En Venecia, la boda de Jeff Bezos y Lauren Sánchez desplegó tres días de recepciones privadas, moda de alta gama y una agenda blindada para una élite global.
Según el Ministerio de Turismo italiano, el evento generó un impacto económico de aproximadamente USD 1.100 millones, una cifra que equivale al 68% de lo que la ciudad suele recaudar en un año completo por turismo. Sin embargo, ese ingreso récord no alcanzó para acallar las críticas de quienes acusan al magnate de transformar una ciudad viva en un decorado para el privilegio.
El informe oficial, basado en datos de la consultora JFC y del gobierno regional de Veneto, estima que apenas USD 33,3 millones provinieron del gasto directo en hoteles, servicios, gastronomía y transporte. El resto —alrededor de USD 1.000 millones— surgió del valor publicitario y mediático que recibió Venecia a escala global. Cada uno de los 200 invitados generó en promedio USD 5,6 millones, frente a los escasos USD 125 que representa un turista común durante su visita.
Bezos y Sánchez, que ya habían firmado su matrimonio civil en EEUU, sellaron sus votos en la isla de San Giorgio Maggiore, escoltados por Matteo Bocelli, hijo del tenor Andrea Bocelli. Reservaron cinco de los hoteles más lujosos de la ciudad —el Aman, el Cipriani, el Danieli, el Gritti Palace y el St. Regis— e hicieron uso exclusivo de 30 taxis acuáticos, más del 10% de la flota total veneciana. Cerca del 80% de los servicios contratados provinieron de proveedores locales, según confirmaron fuentes oficiales.
Aunque las autoridades municipales celebraron el resultado —y se encargaron de resaltar que no hubo “efecto Bezos” sobre la ocupación hotelera ni alteraciones para el turismo general—, muchos residentes lo vivieron como un espectáculo blindado, ajeno, que sólo amplificó las tensiones preexistentes.
La boda se desarrolló entre cordones policiales, gazebos que ocultaban el ingreso de invitados y hoteles bloqueados al público. Para los locales, lo más visible fueron los carteles pegados en puentes y paredes: “No hay espacio para Bezos”, “Si podés alquilar Venecia, podés pagar más impuestos” o “Impuestos a los ricos para devolverle algo al planeta”.

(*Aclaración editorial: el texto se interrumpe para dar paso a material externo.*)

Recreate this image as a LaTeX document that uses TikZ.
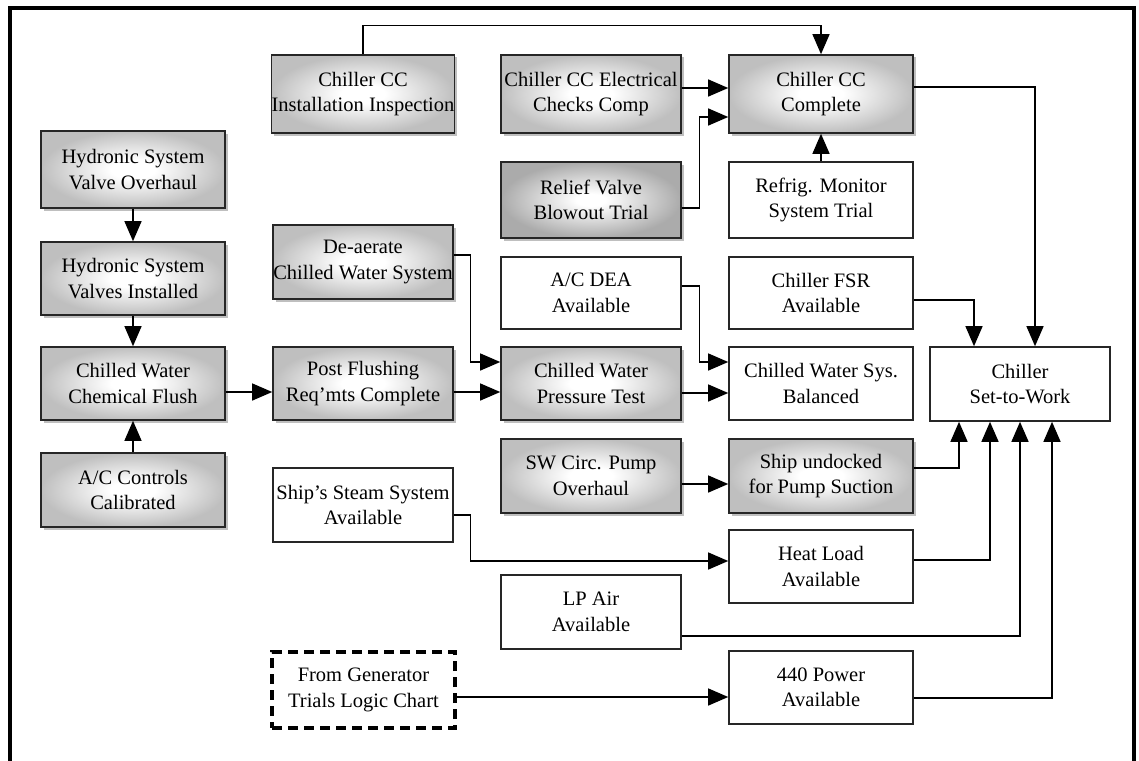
\documentclass[tikz,border=0pt]{standalone}
\usepackage{fontspec}
\setmainfont{Liberation Serif}
\usetikzlibrary{arrows.meta,shadows}
\pgfdeclareradialshading{boxshade}{\pgfpoint{0bp}{0bp}}{color(0bp)=(white); color(6bp)=(white); color(25bp)=(black!25); color(50bp)=(black!25)}
\pgfdeclareradialshading{boxshadedark}{\pgfpoint{0bp}{0bp}}{color(0bp)=(white); color(4bp)=(white); color(25bp)=(black!33); color(50bp)=(black!33)}
\begin{document}
\begin{tikzpicture}[x=1pt,y=-1pt,
  base/.style={draw=black!85, line width=1.6pt, inner sep=0pt, align=center,
    font=\fontsize{20.5}{25.5}\selectfont},
  wbox/.style={base, fill=white},
  gbox/.style={base, shade, shading=boxshade,
    general shadow={fill=black!25, shadow xshift=2.5pt, shadow yshift=-2.5pt}},
  dbox/.style={gbox, shading=boxshadedark},
  xbox/.style={base, draw=black, line width=3.2pt, dash pattern=on 10pt off 6pt, fill=white},
  arr/.style={draw=black, line width=1.3pt, -{Triangle[length=20pt,width=17pt]}}]
\useasboundingbox (0,0) rectangle (1139,760);
\draw[line width=3.5pt] (10,790) -- (10,8) -- (1134,8) -- (1134,790);

% column A
\node[gbox, minimum width=184pt, minimum height=77pt] (hvo) at (133,169.5) {Hydronic System\\Valve Overhaul};
\node[gbox, minimum width=184pt, minimum height=73pt] (hvi) at (133,278.5) {Hydronic System\\Valves Installed};
\node[gbox, minimum width=184pt, minimum height=73pt] (cwcf) at (133,383.5) {Chilled Water\\Chemical Flush};
\node[gbox, minimum width=184pt, minimum height=74pt] (acc) at (133,490) {A/C Controls\\Calibrated};

% column B
\node[gbox, minimum width=180pt, minimum height=78pt] (ccii) at (363,94) {Chiller CC\\Installation Inspection};
\node[gbox, minimum width=180pt, minimum height=74pt] (dea) at (363,262) {De-aerate\\Chilled Water System};
\node[gbox, minimum width=180pt, minimum height=73pt] (pfr) at (363,383.5) {Post Flushing\\Req’mts Complete};
\node[wbox, minimum width=180pt, minimum height=74pt] (sss) at (363,505) {Ship’s Steam System\\Available};
\node[xbox, minimum width=183pt, minimum height=76pt] (fgt) at (363.5,690) {From Generator\\Trials Logic Chart};

% column C
\node[gbox, minimum width=180pt, minimum height=78pt] (ccce) at (591,94) {Chiller CC Electrical\\Checks Comp};
\node[dbox, minimum width=180pt, minimum height=76pt] (rvb) at (591,200) {Relief Valve\\Blowout Trial};
\node[wbox, minimum width=180pt, minimum height=72pt] (acdea) at (591,293) {A/C DEA\\Available};
\node[gbox, minimum width=180pt, minimum height=73pt] (cwpt) at (591,383.5) {Chilled Water\\Pressure Test};
\node[gbox, minimum width=180pt, minimum height=74pt] (swc) at (591,476) {SW Circ. Pump\\Overhaul};
\node[wbox, minimum width=180pt, minimum height=74pt] (lpa) at (591,612) {LP Air\\Available};

% column D
\node[gbox, minimum width=184pt, minimum height=78pt] (cccc) at (821,94) {Chiller CC\\Complete};
\node[wbox, minimum width=184pt, minimum height=76pt] (rms) at (821,200) {Refrig. Monitor\\System Trial};
\node[wbox, minimum width=184pt, minimum height=72pt] (fsr) at (821,293) {Chiller FSR\\Available};
\node[wbox, minimum width=184pt, minimum height=73pt] (cwsb) at (821,383.5) {Chilled Water Sys.\\Balanced};
\node[gbox, minimum width=184pt, minimum height=74pt] (sup) at (821,476) {Ship undocked\\for Pump Suction};
\node[wbox, minimum width=184pt, minimum height=73pt] (hla) at (821,566.5) {Heat Load\\Available};
\node[wbox, minimum width=184pt, minimum height=73pt] (p440) at (821,687.5) {440 Power\\Available};

% target
\node[wbox, minimum width=180pt, minimum height=74pt] (stw) at (1020,384) {Chiller\\Set-to-Work};

% connectors
\draw[arr] (ccii.north) -- ++(0,-29) -| (cccc.north);
\draw[arr] (ccce.east |- 0,88) -- (cccc.west |- 0,88);
\draw[arr] (rvb.east |- 0,208) -- ++(18,0) |- (cccc.west |- 0,117);
\draw[arr] (rms.north) -- (cccc.south);
\draw[arr] (cccc.east |- 0,87) -| ([xshift=15pt]stw.north);
\draw[arr] (fsr.east |- 0,300) -| ([xshift=-46pt]stw.north);
\draw[arr] (dea.east |- 0,255) -- ++(17,0) |- (cwpt.west |- 0,362);
\draw[arr] (pfr.east |- 0,392) -- (cwpt.west |- 0,392);
\draw[arr] (cwcf.east |- 0,392) -- (pfr.west |- 0,392);
\draw[arr] (hvo.south) -- (hvi.north);
\draw[arr] (hvi.south) -- (cwcf.north);
\draw[arr] (acc.north) -- (cwcf.south);
\draw[arr] (acdea.east |- 0,286) -- ++(18,0) |- (cwsb.west |- 0,362);
\draw[arr] (cwpt.east |- 0,393) -- (cwsb.west |- 0,393);
\draw[arr] (swc.east |- 0,484) -- (sup.west |- 0,484);
\draw[arr] (sup.east |- 0,468) -| ([xshift=-61pt]stw.south);
\draw[arr] (sss.east |- 0,515) -- ++(17,0) |- (hla.west |- 0,561);
\draw[arr] (hla.east |- 0,560) -| ([xshift=-30pt]stw.south);
\draw[arr] (lpa.east |- 0,636) -| (stw.south);
\draw[arr] (fgt.east |- 0,697) -- (p440.west |- 0,697);
\draw[arr] (p440.east |- 0,698) -| ([xshift=32pt]stw.south);
\end{tikzpicture}
\end{document}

El sábado, Greenpeace desplegó una pancarta con el rostro del fundador de Amazon, mientras un manifestante trepó un mástil en plena Piazza San Marco. La policía lo retiró entre aplausos y gritos cruzados de “¡Vergüenza!”. Grupos como “No Space for Bezos” habían amenazado con bloquear canales con boyas y cocodrilos inflables, lo que llevó a trasladar la fiesta final desde la Scuola Grande della Misericordia hasta el Arsenale, más alejado del centro.
Tommaso Cacciari, activista y descendiente de cuatro generaciones venecianas, resumió el malestar con dureza: “Jeff Bezos, en su asombrosa arrogancia, pensó que venía, no a una ciudad, sino a un parque temático”. Y agregó: “ Venecia todavía está habitada por ciudadanos, por activistas, por gente que ama su ciudad y quiere cambiar la forma en que se administra”.
Mientras el evento se desenvolvía detrás de cercos y cristales polarizados, la otra Venecia seguía en pie: mercados con hortalizas frescas, turistas peleando lugar en los vaporettos y parejas tomándose fotos de boda sin guardaespaldas ni cerco perimetral. Un fotógrafo local lo definió con precisión: “Dos Venecias convivieron ese fin de semana —una que llegó en jet privado, otra que esperaba bajo el sol el transporte público—”.
La postal final no fue la de una ciudad quebrada por el lujo, ni la de un paraíso publicitario sin fisuras. Fue la de una ciudad viva, partida entre la promesa de los mil millones y la incomodidad de ser usada como decorado.